• **What to do**: Starting at the line containing "Clone this chart", copy each line exactly, ending with the line containing "const rowOffset = 0.01; // offset per row (µ)". Leave out everything else.

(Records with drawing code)

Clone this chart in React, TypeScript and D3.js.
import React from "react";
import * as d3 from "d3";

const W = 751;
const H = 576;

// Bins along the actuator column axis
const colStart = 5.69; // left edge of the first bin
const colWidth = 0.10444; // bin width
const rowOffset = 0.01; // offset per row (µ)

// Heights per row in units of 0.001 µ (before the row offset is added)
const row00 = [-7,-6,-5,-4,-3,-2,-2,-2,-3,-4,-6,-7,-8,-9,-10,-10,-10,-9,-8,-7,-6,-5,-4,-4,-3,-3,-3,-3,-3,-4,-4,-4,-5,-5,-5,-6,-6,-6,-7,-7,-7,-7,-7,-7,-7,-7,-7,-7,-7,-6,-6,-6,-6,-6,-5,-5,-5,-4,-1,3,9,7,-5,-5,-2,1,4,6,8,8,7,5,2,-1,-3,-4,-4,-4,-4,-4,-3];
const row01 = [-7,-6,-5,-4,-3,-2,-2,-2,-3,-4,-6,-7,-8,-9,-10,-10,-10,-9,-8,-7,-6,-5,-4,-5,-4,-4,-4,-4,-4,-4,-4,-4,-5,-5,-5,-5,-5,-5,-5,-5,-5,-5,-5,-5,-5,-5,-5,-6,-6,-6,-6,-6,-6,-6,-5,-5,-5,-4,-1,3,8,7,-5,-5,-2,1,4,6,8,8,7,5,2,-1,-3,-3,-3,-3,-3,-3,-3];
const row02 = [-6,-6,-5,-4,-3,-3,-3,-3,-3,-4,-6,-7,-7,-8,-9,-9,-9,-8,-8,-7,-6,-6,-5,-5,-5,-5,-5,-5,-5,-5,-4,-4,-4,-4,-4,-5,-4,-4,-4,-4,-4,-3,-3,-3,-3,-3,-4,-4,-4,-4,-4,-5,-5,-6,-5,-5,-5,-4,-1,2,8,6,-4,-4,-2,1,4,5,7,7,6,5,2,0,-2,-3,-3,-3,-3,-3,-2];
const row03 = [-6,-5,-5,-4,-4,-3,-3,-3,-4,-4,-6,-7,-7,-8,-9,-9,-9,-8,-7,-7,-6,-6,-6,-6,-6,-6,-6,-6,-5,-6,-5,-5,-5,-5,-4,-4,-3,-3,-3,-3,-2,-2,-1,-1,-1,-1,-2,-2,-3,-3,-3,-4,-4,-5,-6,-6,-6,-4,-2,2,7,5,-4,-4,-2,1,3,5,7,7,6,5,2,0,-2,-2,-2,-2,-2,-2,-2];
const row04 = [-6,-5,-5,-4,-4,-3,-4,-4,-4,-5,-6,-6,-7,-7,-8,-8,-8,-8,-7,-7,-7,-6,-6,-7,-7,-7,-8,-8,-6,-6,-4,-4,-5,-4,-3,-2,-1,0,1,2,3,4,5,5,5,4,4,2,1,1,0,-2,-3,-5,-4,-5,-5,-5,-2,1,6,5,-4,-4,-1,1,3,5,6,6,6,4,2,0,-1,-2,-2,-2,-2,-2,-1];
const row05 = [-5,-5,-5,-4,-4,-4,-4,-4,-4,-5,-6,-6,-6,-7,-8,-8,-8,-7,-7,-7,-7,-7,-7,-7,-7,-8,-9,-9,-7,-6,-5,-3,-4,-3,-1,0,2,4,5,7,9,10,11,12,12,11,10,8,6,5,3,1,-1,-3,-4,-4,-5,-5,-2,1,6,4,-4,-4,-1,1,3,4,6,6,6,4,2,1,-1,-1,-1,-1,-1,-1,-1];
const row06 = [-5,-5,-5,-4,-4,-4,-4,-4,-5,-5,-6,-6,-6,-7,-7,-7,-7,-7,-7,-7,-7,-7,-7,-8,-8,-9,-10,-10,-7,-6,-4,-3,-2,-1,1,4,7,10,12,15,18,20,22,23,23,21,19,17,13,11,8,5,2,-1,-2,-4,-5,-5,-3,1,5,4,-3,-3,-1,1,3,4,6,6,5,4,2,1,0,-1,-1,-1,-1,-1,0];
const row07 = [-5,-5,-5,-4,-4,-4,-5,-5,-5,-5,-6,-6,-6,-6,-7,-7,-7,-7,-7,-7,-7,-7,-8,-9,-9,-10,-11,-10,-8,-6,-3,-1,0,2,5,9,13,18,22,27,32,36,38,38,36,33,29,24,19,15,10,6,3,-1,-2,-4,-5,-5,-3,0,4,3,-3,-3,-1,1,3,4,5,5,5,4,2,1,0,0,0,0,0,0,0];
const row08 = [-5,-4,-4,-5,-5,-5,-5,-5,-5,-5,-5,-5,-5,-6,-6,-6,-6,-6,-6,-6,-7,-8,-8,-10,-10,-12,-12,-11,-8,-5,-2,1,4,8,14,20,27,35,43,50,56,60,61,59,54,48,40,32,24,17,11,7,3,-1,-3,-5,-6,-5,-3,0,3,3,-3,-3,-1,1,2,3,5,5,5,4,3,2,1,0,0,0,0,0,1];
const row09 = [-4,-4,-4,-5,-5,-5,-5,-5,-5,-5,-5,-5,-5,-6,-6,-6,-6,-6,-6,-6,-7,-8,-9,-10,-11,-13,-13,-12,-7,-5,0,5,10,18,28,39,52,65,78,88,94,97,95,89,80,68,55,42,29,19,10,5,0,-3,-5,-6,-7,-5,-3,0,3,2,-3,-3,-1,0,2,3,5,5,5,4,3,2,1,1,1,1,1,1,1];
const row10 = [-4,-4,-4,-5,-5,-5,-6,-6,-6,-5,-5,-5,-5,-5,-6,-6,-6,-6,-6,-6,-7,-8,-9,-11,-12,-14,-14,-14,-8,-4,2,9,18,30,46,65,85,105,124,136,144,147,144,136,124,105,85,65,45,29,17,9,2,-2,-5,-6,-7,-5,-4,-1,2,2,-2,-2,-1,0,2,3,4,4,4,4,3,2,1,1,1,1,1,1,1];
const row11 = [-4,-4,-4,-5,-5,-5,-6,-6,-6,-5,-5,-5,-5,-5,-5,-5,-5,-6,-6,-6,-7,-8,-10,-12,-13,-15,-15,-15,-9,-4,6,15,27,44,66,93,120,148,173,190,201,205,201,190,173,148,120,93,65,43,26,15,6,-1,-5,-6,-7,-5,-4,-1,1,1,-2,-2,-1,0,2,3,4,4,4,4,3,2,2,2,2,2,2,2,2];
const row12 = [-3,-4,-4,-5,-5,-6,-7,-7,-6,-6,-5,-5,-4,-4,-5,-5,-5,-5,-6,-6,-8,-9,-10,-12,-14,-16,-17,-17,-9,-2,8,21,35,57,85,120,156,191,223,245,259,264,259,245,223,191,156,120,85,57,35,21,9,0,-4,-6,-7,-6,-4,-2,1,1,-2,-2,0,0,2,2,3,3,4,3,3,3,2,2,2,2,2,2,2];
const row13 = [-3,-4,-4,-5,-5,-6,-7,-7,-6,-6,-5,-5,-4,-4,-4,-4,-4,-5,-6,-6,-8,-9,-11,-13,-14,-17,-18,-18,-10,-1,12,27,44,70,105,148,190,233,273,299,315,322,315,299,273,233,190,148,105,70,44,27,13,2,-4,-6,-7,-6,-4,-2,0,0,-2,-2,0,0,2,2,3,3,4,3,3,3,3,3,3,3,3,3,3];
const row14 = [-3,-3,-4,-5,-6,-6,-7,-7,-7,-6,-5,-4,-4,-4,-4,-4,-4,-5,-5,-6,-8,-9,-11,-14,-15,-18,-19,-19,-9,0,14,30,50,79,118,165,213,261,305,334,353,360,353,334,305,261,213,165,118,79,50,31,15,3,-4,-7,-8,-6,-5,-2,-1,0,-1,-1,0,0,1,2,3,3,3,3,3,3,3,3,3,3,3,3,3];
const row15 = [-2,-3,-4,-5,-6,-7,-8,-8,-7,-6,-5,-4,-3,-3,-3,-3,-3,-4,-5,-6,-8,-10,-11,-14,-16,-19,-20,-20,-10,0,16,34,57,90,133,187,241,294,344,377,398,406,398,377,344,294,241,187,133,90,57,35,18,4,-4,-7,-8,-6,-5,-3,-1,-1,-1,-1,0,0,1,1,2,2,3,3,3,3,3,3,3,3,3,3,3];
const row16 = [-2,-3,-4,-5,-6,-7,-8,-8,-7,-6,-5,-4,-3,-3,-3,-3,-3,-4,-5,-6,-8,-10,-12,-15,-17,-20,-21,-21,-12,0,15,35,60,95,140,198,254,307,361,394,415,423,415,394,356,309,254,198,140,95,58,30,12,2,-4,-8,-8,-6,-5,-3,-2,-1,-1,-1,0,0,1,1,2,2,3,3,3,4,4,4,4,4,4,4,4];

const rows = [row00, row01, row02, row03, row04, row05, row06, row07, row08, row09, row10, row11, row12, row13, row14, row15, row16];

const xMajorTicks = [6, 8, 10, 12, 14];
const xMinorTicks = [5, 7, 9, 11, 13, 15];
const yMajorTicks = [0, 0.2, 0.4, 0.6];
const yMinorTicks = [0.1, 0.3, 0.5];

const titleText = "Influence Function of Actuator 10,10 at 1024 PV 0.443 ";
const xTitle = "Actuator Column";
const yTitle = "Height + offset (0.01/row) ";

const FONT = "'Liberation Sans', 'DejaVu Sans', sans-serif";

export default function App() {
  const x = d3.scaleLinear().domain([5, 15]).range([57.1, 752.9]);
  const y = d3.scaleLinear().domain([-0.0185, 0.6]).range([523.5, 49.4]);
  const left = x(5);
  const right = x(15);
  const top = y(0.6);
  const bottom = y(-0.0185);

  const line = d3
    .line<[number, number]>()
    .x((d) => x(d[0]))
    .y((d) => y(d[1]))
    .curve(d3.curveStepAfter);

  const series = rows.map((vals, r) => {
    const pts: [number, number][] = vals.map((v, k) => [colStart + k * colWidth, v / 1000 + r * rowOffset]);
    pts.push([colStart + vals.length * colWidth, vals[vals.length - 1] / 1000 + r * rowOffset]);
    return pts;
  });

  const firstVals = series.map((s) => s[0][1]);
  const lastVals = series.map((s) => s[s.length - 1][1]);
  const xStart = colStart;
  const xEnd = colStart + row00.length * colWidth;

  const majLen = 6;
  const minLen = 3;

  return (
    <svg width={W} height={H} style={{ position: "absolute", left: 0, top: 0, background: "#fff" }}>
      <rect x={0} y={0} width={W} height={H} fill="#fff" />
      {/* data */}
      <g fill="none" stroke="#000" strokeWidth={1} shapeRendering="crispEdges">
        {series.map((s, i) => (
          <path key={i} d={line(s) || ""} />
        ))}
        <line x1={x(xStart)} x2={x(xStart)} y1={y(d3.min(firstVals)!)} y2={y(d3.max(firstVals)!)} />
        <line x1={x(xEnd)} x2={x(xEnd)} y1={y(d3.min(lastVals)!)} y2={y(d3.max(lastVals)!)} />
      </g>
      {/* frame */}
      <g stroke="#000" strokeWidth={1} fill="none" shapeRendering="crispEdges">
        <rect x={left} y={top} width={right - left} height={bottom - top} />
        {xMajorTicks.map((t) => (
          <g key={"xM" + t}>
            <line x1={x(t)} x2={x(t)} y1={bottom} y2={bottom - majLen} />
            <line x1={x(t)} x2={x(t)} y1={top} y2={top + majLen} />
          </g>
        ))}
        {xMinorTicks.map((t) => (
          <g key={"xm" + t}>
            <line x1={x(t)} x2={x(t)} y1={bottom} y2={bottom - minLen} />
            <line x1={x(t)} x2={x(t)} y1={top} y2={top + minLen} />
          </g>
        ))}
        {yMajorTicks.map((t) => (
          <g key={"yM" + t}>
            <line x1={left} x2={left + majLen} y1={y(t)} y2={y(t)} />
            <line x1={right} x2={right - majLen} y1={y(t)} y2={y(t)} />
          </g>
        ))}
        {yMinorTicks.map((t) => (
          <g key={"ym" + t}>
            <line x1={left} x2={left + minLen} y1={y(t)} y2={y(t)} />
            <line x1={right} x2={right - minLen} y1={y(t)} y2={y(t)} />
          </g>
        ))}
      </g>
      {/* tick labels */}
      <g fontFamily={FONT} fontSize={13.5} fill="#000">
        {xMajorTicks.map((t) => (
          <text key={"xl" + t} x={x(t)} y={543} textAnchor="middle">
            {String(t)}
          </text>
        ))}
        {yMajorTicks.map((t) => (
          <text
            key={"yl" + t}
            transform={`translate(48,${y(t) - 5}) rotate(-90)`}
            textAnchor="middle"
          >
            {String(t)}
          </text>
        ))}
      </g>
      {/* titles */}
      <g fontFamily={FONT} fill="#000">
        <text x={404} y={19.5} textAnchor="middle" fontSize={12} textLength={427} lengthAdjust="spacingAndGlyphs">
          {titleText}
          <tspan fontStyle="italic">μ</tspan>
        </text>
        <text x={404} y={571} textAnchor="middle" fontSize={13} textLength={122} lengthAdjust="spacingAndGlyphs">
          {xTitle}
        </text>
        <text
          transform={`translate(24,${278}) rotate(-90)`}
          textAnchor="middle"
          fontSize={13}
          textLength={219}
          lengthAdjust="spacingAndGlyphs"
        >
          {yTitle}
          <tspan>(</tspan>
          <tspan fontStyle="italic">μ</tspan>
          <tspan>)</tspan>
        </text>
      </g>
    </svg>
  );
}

* * *

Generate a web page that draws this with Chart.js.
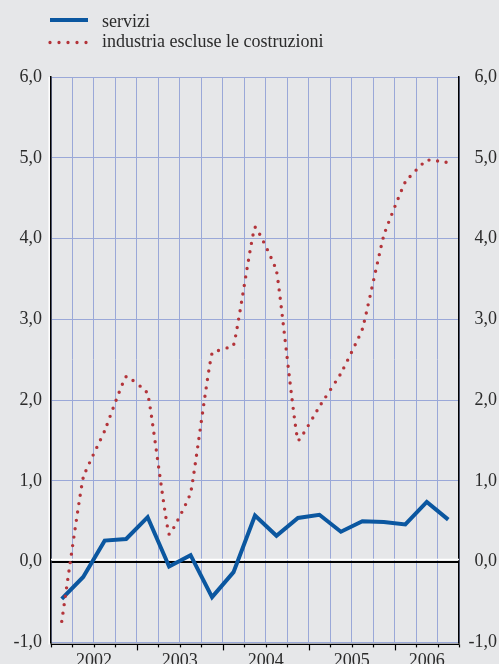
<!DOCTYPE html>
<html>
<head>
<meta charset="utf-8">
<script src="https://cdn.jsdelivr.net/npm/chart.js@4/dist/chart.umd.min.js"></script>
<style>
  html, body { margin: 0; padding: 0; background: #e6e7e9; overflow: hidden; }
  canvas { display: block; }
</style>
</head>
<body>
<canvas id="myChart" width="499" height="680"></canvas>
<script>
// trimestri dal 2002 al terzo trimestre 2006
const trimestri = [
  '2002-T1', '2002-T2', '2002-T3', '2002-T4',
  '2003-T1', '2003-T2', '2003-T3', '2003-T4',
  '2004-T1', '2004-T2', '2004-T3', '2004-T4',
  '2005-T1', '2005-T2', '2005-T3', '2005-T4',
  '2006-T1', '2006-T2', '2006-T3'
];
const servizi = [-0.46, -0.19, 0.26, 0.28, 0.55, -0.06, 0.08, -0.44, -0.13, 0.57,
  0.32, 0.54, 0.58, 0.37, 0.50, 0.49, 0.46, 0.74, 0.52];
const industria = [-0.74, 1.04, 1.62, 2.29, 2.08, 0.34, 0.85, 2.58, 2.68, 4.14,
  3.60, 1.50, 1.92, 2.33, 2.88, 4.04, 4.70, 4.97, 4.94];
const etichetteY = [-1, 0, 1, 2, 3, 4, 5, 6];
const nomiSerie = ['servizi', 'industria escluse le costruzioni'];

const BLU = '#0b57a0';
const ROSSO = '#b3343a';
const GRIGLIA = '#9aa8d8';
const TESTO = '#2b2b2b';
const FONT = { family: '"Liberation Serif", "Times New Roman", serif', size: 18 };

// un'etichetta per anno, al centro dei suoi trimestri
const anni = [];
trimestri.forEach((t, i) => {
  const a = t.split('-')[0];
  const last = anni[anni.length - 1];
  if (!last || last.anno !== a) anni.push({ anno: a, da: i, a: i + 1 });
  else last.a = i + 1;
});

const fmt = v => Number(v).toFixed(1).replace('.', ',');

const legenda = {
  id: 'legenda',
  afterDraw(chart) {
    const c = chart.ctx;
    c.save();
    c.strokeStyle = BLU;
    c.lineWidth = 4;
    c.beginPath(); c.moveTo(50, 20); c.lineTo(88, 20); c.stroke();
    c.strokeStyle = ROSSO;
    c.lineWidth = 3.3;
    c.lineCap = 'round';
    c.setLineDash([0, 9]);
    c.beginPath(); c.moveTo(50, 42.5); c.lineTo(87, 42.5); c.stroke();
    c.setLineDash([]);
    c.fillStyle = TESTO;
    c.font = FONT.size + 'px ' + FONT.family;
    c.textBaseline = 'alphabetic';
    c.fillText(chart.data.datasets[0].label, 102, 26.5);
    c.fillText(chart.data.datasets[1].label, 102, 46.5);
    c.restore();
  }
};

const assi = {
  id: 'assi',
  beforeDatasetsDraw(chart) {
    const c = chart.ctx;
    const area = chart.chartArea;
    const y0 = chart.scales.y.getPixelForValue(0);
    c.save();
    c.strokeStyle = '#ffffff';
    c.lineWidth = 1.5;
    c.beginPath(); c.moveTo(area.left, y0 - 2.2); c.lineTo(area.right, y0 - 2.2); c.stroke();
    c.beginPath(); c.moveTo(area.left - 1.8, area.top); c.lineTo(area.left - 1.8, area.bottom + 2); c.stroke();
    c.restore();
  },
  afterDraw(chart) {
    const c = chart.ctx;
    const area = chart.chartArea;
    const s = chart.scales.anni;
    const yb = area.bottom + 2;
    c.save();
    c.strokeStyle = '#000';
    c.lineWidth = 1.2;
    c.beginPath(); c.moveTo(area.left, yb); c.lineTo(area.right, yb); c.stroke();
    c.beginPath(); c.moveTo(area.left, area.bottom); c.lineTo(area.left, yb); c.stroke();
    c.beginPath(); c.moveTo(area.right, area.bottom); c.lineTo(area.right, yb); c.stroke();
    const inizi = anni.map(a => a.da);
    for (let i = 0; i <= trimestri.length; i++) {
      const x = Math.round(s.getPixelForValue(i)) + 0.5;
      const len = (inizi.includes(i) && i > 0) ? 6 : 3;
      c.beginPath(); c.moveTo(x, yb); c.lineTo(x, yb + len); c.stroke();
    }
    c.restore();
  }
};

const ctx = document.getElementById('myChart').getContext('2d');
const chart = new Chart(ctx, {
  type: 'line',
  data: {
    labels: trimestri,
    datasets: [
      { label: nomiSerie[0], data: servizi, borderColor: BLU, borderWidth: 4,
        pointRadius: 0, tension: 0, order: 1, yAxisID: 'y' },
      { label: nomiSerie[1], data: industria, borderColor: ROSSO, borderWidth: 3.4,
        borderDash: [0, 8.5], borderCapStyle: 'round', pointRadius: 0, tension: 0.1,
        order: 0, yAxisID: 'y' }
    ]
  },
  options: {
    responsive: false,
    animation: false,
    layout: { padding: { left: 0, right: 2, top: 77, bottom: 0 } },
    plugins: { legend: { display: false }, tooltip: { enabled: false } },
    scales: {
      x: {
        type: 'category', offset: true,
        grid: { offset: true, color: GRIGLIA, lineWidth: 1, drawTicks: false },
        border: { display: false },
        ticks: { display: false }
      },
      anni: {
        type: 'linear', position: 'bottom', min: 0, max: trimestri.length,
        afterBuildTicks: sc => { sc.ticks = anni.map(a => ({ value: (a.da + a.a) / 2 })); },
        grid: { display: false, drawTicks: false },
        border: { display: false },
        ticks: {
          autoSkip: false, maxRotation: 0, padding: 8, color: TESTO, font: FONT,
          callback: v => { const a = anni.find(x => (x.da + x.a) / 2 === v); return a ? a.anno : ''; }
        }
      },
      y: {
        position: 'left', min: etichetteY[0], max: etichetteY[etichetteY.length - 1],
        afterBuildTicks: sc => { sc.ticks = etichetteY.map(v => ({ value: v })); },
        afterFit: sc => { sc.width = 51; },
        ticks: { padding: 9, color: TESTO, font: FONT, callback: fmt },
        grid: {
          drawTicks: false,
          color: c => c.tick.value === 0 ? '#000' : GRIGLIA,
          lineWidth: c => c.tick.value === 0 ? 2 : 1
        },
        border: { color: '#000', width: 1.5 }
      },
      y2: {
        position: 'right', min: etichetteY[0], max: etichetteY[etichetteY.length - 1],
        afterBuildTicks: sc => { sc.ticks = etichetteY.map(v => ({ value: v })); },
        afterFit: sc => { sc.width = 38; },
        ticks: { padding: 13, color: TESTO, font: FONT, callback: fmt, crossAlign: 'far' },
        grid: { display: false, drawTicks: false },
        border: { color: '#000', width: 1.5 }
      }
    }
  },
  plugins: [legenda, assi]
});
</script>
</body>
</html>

==

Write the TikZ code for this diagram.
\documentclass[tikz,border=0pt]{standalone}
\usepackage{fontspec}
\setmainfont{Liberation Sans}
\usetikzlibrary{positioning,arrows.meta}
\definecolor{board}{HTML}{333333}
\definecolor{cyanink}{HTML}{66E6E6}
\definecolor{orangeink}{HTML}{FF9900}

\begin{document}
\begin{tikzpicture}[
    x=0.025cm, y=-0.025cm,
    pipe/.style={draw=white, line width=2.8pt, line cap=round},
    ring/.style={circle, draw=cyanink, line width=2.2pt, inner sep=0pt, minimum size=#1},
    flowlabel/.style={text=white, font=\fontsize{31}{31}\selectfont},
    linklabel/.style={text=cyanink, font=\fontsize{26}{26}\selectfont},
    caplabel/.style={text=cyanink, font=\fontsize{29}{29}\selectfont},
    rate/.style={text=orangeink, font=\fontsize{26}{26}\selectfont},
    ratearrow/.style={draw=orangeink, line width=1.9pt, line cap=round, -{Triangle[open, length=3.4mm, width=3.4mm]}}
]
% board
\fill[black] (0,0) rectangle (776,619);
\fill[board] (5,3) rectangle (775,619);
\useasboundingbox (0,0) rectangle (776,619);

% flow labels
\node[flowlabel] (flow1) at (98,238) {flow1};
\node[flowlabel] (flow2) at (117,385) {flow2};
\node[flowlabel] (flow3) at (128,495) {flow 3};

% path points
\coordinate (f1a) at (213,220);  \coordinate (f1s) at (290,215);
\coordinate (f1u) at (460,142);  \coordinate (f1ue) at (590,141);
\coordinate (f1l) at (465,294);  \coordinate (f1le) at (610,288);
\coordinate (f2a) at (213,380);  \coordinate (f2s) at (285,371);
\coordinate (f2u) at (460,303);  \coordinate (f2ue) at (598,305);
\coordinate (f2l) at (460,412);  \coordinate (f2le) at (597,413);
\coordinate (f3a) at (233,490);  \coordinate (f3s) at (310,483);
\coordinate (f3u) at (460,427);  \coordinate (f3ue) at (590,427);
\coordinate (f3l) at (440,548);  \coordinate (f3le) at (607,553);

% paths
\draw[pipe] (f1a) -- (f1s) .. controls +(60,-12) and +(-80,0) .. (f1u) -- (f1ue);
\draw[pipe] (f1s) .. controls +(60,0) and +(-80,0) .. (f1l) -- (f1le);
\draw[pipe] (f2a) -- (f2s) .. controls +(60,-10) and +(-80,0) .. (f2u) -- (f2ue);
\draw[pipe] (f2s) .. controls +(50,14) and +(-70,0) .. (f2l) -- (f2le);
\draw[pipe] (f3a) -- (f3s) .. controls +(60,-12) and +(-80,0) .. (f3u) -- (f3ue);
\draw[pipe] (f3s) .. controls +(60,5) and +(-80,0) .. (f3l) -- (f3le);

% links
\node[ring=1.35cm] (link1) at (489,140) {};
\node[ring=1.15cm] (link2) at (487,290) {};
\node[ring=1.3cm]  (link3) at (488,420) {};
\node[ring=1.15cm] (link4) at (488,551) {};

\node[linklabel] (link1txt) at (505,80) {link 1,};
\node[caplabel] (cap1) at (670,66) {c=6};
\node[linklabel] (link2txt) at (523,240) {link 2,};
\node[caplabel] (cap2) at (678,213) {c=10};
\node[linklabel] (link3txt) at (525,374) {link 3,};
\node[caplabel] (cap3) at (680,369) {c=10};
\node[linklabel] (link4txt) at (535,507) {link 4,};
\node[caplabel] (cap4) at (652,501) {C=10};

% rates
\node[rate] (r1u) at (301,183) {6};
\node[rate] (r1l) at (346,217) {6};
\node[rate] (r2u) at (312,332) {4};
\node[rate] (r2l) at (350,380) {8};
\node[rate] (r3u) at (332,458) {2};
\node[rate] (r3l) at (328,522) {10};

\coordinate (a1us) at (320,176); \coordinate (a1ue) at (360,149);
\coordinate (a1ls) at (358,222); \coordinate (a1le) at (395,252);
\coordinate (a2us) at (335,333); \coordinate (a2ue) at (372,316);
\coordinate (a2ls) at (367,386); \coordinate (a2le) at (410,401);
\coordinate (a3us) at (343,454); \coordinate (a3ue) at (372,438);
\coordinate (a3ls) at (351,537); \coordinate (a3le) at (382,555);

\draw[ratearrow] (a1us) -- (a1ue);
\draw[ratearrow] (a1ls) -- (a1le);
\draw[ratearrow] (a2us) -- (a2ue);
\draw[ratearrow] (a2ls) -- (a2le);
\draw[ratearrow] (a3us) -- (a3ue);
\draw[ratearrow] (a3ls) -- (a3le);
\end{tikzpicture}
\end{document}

• **Exercise answer**:
Clone this chart in React, TypeScript and D3.js.
import React from "react";
import * as d3 from "d3";

const W = 751;
const H = 576;

// Bins along the actuator column axis
const colStart = 5.69; // left edge of the first bin
const colWidth = 0.10444; // bin width
const rowOffset = 0.01; // offset per row (µ)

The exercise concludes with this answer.